All these occurrences, coming blow upon blow, created new, extra-European antagonisms on all sides: between Italy and France in Northern Africa, between France and England in Egypt, between England and Russia in Central Asia, between Russia and Japan in Eastern Asia, between Japan and England in China, between the United States and Japan in the Pacific Ocean—a very restless ocean, full of sharp conflicts and temporary alliances, of tension and relaxation, threatening every few years to break out into a war between European powers. It was clear to everybody, therefore, (1) that the secret underhand war of each capitalist nation against every other, on the backs of Asiatic and African peoples must sooner or later lead to a general reckoning, that the wind that was sown in Africa and Asia would return to Europe as a terrific storm, the more certainly since increased armament of the European states was the constant associate of these Asiatic and African occurrences; (2) that the European world war would have to come to an outbreak as soon as the partial and changing conflicts between the imperialist states found a centralized axis, a conflict of sufficient magnitude to group them, for the time being, into large, opposing factions. This situation was created by the appearance of German imperialism.

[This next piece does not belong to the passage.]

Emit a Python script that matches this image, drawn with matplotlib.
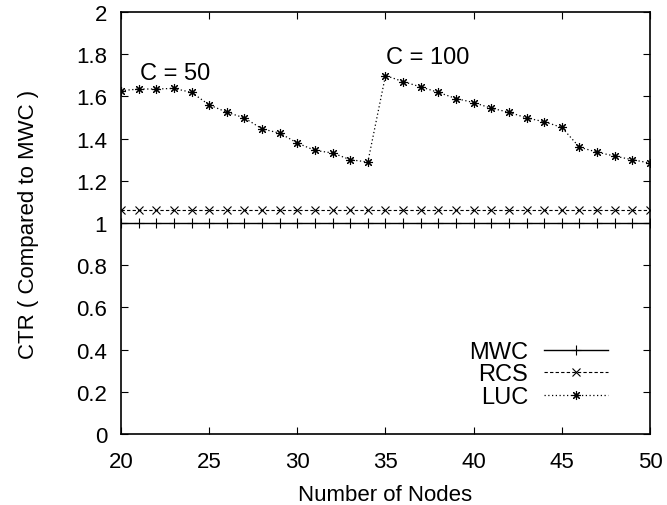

In Germany one may study the development of imperialism, crowded as it was into the shortest possible space of time, in concrete form. The unprecedented rapidity of German industrial and commercial development since the foundation of the empire brought out during the eighties two characteristically peculiar forms of capitalist accumulation: the most pronounced growth of monopoly in Europe and the best developed and most concentrated banking system in the whole world. The monopolies have organized the steel and iron industry, i.e., the branch of capitalist endeavor most interested in government orders, in militaristic equipment and in imperialistic undertakings (railroad building, the exploitation of mines, etc.) into the most influential factor in the nation. The latter has cemented the money interests into a firmly organized whole, with the greatest, most virile energy, creating a power that autocratically rules the industry, commerce and credit of the nation, dominant in private as well as public affairs, boundless in its powers of expansion, ever hungry for profit and activity, impersonal, and therefore, liberal-minded, reckless and unscrupulous, international by its very nature, ordained by its capacities to use the world as its stage.

Germany is under a personal regime, with strong initiative and spasmodic activity, with the weakest kind of parliamentarism, incapable of opposition, uniting all capitalist strata in the sharpest opposition to the working class. It is obvious that this live, unhampered imperialism, coming upon the world stage at a time when the world was practically divided up, with gigantic appetites, soon became an irresponsible factor of general unrest.

This was already foreshadowed by the radical upheaval that took place in the military policies of the empire at the end of the nineties. At that time two naval budgets were introduced which doubled the naval power of Germany and provided for a naval program covering almost two decades. This meant a sweeping change in the financial and trade policy of the nation. In the first place, it involved a striking change in the foreign policy of the empire…..

Germany was to become the rival of the world’s great naval force—England. And England did not fail to understand. The naval reform bills, and the speeches that ushered them in, created a lively unrest in England, an unrest that has never again subsided. In March 1910, Lord Robert Cecil said in the House of Commons during a naval debate: I challenge any man to give me a plausible reason for the tremendous navy that Germany is building up, other than to take up the fight against England.” The fight for supremacy on the ocean that lasted for one and a half decades on both sides and culminated in the feverish building of dreadnoughts and superdreadnoughts, was, in effect, the war between Germany and England. The naval bill of December 11, 1899, was a declaration of war by Germany, which England answered on August 4, 1914.